The number of baby boomers out of work is growing, and more and more of them entering the job hunt. Don’t let your resume recommend that you’re past your prime. Many of the old rules about resume writing have changed and keeping up to date can keep you in the game.
It is becoming more and more common in the current job market for the person in charge of hiring to be considerably younger than the job applicant. While you can’t hide this fact you can lessen the impact by following these easy strategies.
Be Careful with Resume Dates
Dates are all over a resume. There are dates of employment, dates of graduation, dates of certification. Some you can simply leave off, others you can hide to a lesser extent. The years associated with your schooling should be left off altogether. They do not add anything and only prove to focus the resume screener’s attention on the fact that you might have graduated before they were born.
As for the years that match up with your work history, ignore the age-old advice to place dates on the left hand side of the resume. While this might have been true in the past, it is no longer a hard-and-fast rule so you do not need to follow it. The eye naturally drifts to the left and you do not want the dates to stand out, you want your seasoned experience to shine. Place all dates all the way over to the right hand margin.
Contact Info: Short and Sweet
While you might have multiple email addresses, a cell phone and a land line, you don’t want to place them all at the top of your resume. It sends the impression that you’re trying to hard. Simply put your name, address, email and one phone number at the top of the page.

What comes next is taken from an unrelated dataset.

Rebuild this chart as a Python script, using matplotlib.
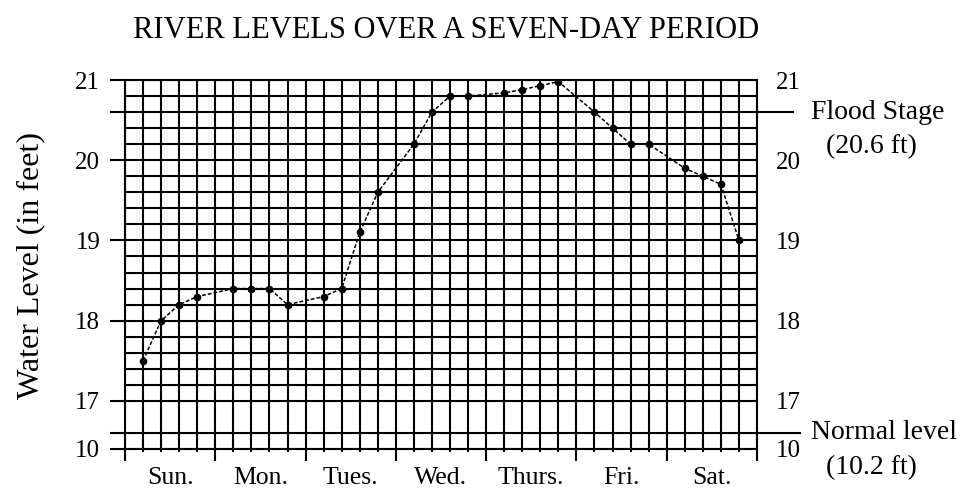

Of course it goes without saying, but I’ll state it anyway, that you need to stay on top of those accounts. Nothing says out of touch more than a person who only checks his or her email once a day. You want to be able to respond to any inquiries within a two-hour period.
Keep Your Resume Current
You might very well have 30 years of unmatched experience, but what you’ve been doing over the past 15 is what will get you the interview. With few exceptions, your work history should be limited to the past 10 to 15 years.
According to a study by Urban Institute, for those 62 and older, the chance of finding a job within 12 months is 18 percent, which means keeping your resume up to date is of vital importance. Use these tips to create the strongest resume presentation possible.